Once upon a time, when evil Ollie Cromwell ruled England, there was a boy named Kilroy Allen. Kilroy’s father, unfortunately got falsely accused of treason against Charles I--even though he had already gotten his head cut off by then-- by this guy no one knows, and was executed, but not before he told his ten-year-old son to find the man who did it and kill him someday. People were a lot more mature back then.
So Kilroy--grown up now, of course--decides he can’t just go run around as himself because the unknown guy is still after him, so he makes this plan to become a merchant named Jeremy Glennon during the day, and a highwayman at night called, the much more epic, Emerald Sword. But of course there always have to be complications! His true love, Sylvia Davies who he promised her father he would protect after he too got betrayed by the unknown guy and executed--Kilroy needs to stop making promises--is of course supposed to marry someone else. That would be that annoying dandy, Giles Claybrook, who, in actuality, Sylvia is only getting close to because Kilroy thinks that Giles’ father had something to do with the unknown guy. Thus, you understand the complications.
So time’s running out, and Kilroy doesn’t know who to turn to except...wait! Those other highwaymen around! So he searches the world over for the perfect band of comrades to help him on his mission--that’s a lie. He just found them at the pub and most volunteered by themselves.--Jeffcoat Mullins, his sidekick--because every hero has one. His more dashing rival, Roster Scarcliff who he has used as dueling practice for years, and the two real highwaymen, Thomas Blood and Claude Du Val. And, of course Sylvia wasn’t going to stay out of this, so she makes some manly duds and becomes a highwayman herself called the Scarlet Blade, which she so did not really fashion after Kilroy’s highwayman persona.
This book has all kinds of stuff, fencing, fighting, torture, revenge, true love...wait, sorry, I stole that from another famous swashbuckler*, oops. ;) But despite that, it’s also a lot like Alexandre Dumas and Rafael Sabatini and it’s way better than those vampire/wearwolf books out there so you should read this instead because it’s way better. And because Hazel can’t even spell “werwolf” because you don’t wear one apparently. Anyway, the world needs Kilroy and Sylvia. The End.

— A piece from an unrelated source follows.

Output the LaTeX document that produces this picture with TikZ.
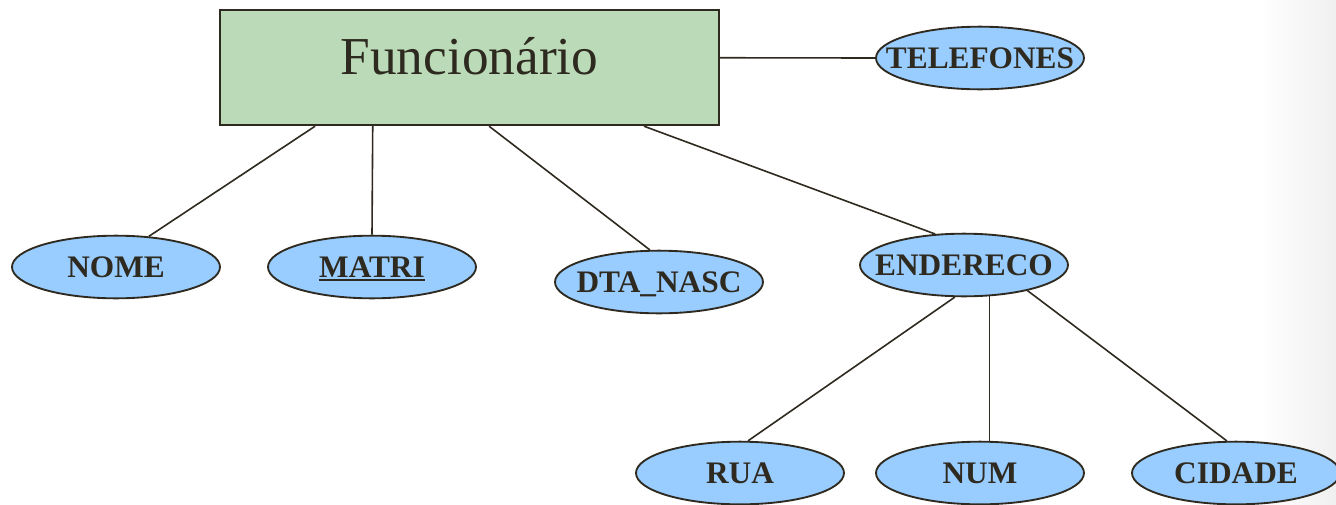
\documentclass[tikz,border=0pt]{standalone}
\usepackage{fontspec}
\setmainfont{Liberation Serif}
\usetikzlibrary{shapes.geometric,calc}
\definecolor{entfill}{HTML}{BBDBB8}
\definecolor{attfill}{HTML}{99CCFF}
\definecolor{ink}{HTML}{2E2A20}
% attribute label: zero-width centred box, so the ellipse keeps its fixed size
\newcommand\lbl[1]{\makebox[0pt][c]{#1}}
% key attribute: bold text with a heavy underline
\newcommand\keyattr[1]{\setbox0\hbox{#1}\rlap{\rule[-3pt]{\wd0}{1.6pt}}\box0}
\begin{document}
\begin{tikzpicture}[x=0.75pt,y=-0.75pt,
  entity/.style={draw=ink, line width=1.8pt, fill=entfill, rectangle,
    minimum width=374.25pt, minimum height=86.25pt, inner sep=0pt,
    text=ink, font=\fontsize{40}{40}\selectfont,
    text height=27pt, text depth=16pt},
  attr/.style={draw=ink, line width=1.4pt, fill=attfill, ellipse,
    minimum width=156pt, minimum height=47pt, inner sep=0pt,
    text=ink, font=\fontsize{23.5}{23.5}\selectfont\bfseries,
    text height=15.4pt, text depth=0pt},
  conn/.style={draw=ink, line width=1.2pt}]
\path[use as bounding box] (0,0) rectangle (1336,504);
\clip (0,0) rectangle (1336,504);
% soft slide shadow along the right edge
\shade[left color=white, right color=black!6] (1260,0) rectangle (1336,504);

% entity
\node[entity] (func) at (469.5,67.5) {Funcionário};

% attributes
\node[attr] (tel)   at (980,58)  {\lbl{TELEFONES}};
\node[attr] (nome)  at (116,267) {\lbl{NOME}};
\node[attr] (matri) at (372,267) {\lbl{\keyattr{MATRI}}};
\node[attr] (dta)   at (659,282) {\lbl{DTA\_NASC}};
\node[attr] (end)   at (964,265) {\lbl{ENDERECO}};
\node[attr] (rua)   at (740,473) {\lbl{RUA}};
\node[attr] (num)   at (980,473) {\lbl{NUM}};
\node[attr] (cid)   at (1236,473) {\lbl{CIDADE}};

% connectors from the entity
\draw[conn] ($(func.north east)!0.417!(func.south east)$) -- (tel.west);
\draw[conn] ($(func.south west)!0.192!(func.south east)$) -- (nome.43);
\draw[conn] ($(func.south west)!0.307!(func.south east)$) -- (matri.north);
\draw[conn] ($(func.south west)!0.539!(func.south east)$) -- (dta.106);
\draw[conn] ($(func.south west)!0.848!(func.south east)$) -- (end.133);

% composite attribute parts
\draw[conn] (end.254) -- (rua.76);
\draw[conn] (end.309) -- (num.north -| end.309);
\draw[conn] (end.338) -- (cid.106);
\end{tikzpicture}
\end{document}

*Of course this belongs to William Goldman who wrote that lovely story The Princess Bride. Give credit where credit is due! I never steal from a fellow author. ;-)

So good night everyone! I hope to be back with more posts soon!

Slainte, Hazel


  1. I'm posting my critique of the query for "Ballad of the Highwayman" on my wordpress blog because blogger lacks formatting. The story looks like it has a fun premise, a classic historical adventure in the style of the Three Musketeers and Scaramouche.

    I saw you're already self-published, so best of luck with the ABNA contest! (PS, the book summary on Amazon is pretty good.)

  2. Thanks, John! I'll take a look at it. Thank you for stopping by!

  3. To answer your questions over at my blog:

    I'm not in the publishing industry, nor do I earn anything for doing critiques. I write. My day job is technical (where my writing is mostly emails and documentation), but I enjoy story writing for the creative outlet. My reasons for critiquing is to improve my own work. It's sometimes difficult to put distance between me and my own work, but I find it easier to get that necessary distance after I've critiqued someone else's work. Also, critiquing someone else's work also helps teach me what I like in a story. Thinking analytically about the stories I enjoy reading helps me figure out what kind of stories I want to write.

  4. PS, I'll check out the Christmas story and the novel excerpt sometime this week. Thanks for stopping by my website also!

  5. I think most writers do the same thing. I know when I first really started writing, I saw books differently when I read them, and I began to think about why I liked the book and what made it so good whether characters, writing style or whatever. I also appriciate the fact that it's easier to critique someone else's work than your own. That's why I believe that no author should really write alone.

  6. "That's why I believe that no author should really write alone."

    Couldn't agree more. =)

    Anyway, good luck with your ABNA entry.